▸ **Required work**:
The records below must be copied in full; omit the images.

Records from a collection:
-=-=-
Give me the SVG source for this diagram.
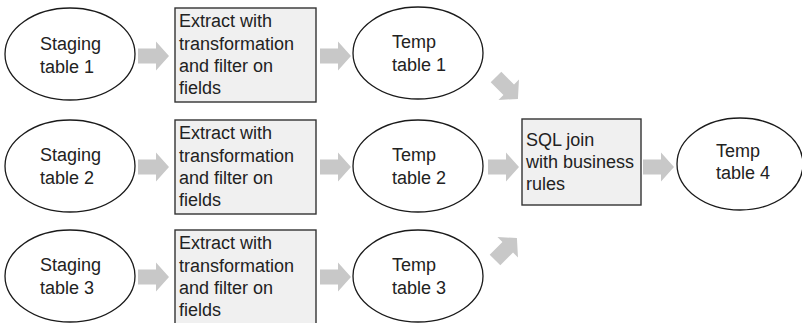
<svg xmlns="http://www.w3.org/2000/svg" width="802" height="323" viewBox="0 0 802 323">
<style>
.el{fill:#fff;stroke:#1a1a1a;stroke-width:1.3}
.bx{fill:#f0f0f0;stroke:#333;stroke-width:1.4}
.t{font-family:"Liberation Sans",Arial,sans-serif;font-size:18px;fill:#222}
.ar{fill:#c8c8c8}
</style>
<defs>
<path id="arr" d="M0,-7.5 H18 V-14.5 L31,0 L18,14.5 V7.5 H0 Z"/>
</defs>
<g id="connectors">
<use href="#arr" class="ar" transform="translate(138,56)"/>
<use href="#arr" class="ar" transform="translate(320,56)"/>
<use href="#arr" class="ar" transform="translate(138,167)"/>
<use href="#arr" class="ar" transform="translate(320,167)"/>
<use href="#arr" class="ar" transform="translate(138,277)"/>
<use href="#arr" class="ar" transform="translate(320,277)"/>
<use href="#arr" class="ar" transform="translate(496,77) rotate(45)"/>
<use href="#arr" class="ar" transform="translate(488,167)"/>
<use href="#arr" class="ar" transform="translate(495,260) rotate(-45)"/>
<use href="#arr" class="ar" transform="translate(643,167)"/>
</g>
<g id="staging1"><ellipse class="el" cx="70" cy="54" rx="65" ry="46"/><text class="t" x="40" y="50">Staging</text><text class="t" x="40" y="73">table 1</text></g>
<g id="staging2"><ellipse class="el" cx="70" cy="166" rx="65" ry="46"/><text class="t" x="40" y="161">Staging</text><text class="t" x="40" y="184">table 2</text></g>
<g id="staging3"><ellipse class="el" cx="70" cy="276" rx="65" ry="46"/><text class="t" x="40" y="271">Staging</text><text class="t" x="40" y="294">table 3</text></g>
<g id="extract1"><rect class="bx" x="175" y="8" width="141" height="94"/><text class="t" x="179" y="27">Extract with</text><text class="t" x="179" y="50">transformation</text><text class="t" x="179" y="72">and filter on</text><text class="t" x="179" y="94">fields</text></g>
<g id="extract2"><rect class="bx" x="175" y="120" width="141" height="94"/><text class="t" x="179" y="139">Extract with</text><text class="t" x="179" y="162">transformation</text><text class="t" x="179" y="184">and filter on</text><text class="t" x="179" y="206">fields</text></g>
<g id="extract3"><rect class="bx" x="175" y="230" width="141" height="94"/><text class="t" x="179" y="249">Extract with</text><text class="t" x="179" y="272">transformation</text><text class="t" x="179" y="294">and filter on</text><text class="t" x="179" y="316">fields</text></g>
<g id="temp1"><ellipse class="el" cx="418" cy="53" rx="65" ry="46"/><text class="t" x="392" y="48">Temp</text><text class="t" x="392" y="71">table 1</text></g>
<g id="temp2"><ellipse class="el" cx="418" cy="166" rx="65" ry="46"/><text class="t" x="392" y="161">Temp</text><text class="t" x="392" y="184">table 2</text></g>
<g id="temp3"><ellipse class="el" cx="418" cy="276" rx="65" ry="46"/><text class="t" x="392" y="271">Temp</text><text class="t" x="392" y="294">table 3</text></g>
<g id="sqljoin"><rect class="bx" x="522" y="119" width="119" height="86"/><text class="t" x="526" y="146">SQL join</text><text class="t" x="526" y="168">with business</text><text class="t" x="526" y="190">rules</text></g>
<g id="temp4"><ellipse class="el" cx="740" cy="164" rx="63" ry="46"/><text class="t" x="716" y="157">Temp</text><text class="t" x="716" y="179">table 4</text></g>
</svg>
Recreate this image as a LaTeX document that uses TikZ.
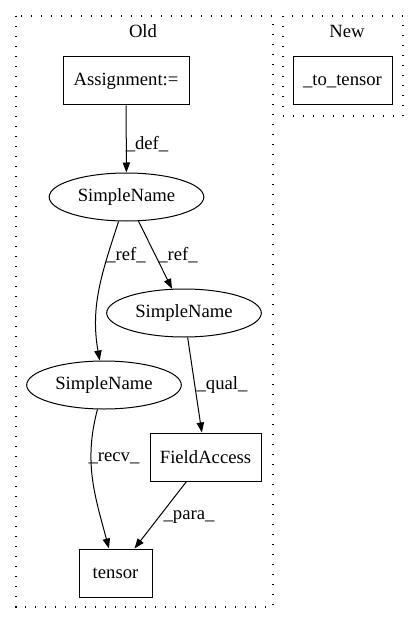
-=-=-
▸ **Final result**:
Give me the SVG source for this diagram.
<svg xmlns="http://www.w3.org/2000/svg" width="802" height="323" viewBox="0 0 802 323">
<style>
.el{fill:#fff;stroke:#1a1a1a;stroke-width:1.3}
.bx{fill:#f0f0f0;stroke:#333;stroke-width:1.4}
.t{font-family:"Liberation Sans",Arial,sans-serif;font-size:18px;fill:#222}
.ar{fill:#c8c8c8}
</style>
<defs>
<path id="arr" d="M0,-7.5 H18 V-14.5 L31,0 L18,14.5 V7.5 H0 Z"/>
</defs>
<g id="connectors">
<use href="#arr" class="ar" transform="translate(138,56)"/>
<use href="#arr" class="ar" transform="translate(320,56)"/>
<use href="#arr" class="ar" transform="translate(138,167)"/>
<use href="#arr" class="ar" transform="translate(320,167)"/>
<use href="#arr" class="ar" transform="translate(138,277)"/>
<use href="#arr" class="ar" transform="translate(320,277)"/>
<use href="#arr" class="ar" transform="translate(496,77) rotate(45)"/>
<use href="#arr" class="ar" transform="translate(488,167)"/>
<use href="#arr" class="ar" transform="translate(495,260) rotate(-45)"/>
<use href="#arr" class="ar" transform="translate(643,167)"/>
</g>
<g id="staging1"><ellipse class="el" cx="70" cy="54" rx="65" ry="46"/><text class="t" x="40" y="50">Staging</text><text class="t" x="40" y="73">table 1</text></g>
<g id="staging2"><ellipse class="el" cx="70" cy="166" rx="65" ry="46"/><text class="t" x="40" y="161">Staging</text><text class="t" x="40" y="184">table 2</text></g>
<g id="staging3"><ellipse class="el" cx="70" cy="276" rx="65" ry="46"/><text class="t" x="40" y="271">Staging</text><text class="t" x="40" y="294">table 3</text></g>
<g id="extract1"><rect class="bx" x="175" y="8" width="141" height="94"/><text class="t" x="179" y="27">Extract with</text><text class="t" x="179" y="50">transformation</text><text class="t" x="179" y="72">and filter on</text><text class="t" x="179" y="94">fields</text></g>
<g id="extract2"><rect class="bx" x="175" y="120" width="141" height="94"/><text class="t" x="179" y="139">Extract with</text><text class="t" x="179" y="162">transformation</text><text class="t" x="179" y="184">and filter on</text><text class="t" x="179" y="206">fields</text></g>
<g id="extract3"><rect class="bx" x="175" y="230" width="141" height="94"/><text class="t" x="179" y="249">Extract with</text><text class="t" x="179" y="272">transformation</text><text class="t" x="179" y="294">and filter on</text><text class="t" x="179" y="316">fields</text></g>
<g id="temp1"><ellipse class="el" cx="418" cy="53" rx="65" ry="46"/><text class="t" x="392" y="48">Temp</text><text class="t" x="392" y="71">table 1</text></g>
<g id="temp2"><ellipse class="el" cx="418" cy="166" rx="65" ry="46"/><text class="t" x="392" y="161">Temp</text><text class="t" x="392" y="184">table 2</text></g>
<g id="temp3"><ellipse class="el" cx="418" cy="276" rx="65" ry="46"/><text class="t" x="392" y="271">Temp</text><text class="t" x="392" y="294">table 3</text></g>
<g id="sqljoin"><rect class="bx" x="522" y="119" width="119" height="86"/><text class="t" x="526" y="146">SQL join</text><text class="t" x="526" y="168">with business</text><text class="t" x="526" y="190">rules</text></g>
<g id="temp4"><ellipse class="el" cx="740" cy="164" rx="63" ry="46"/><text class="t" x="716" y="157">Temp</text><text class="t" x="716" y="179">table 4</text></g>
</svg>
Recreate this image as a LaTeX document that uses TikZ.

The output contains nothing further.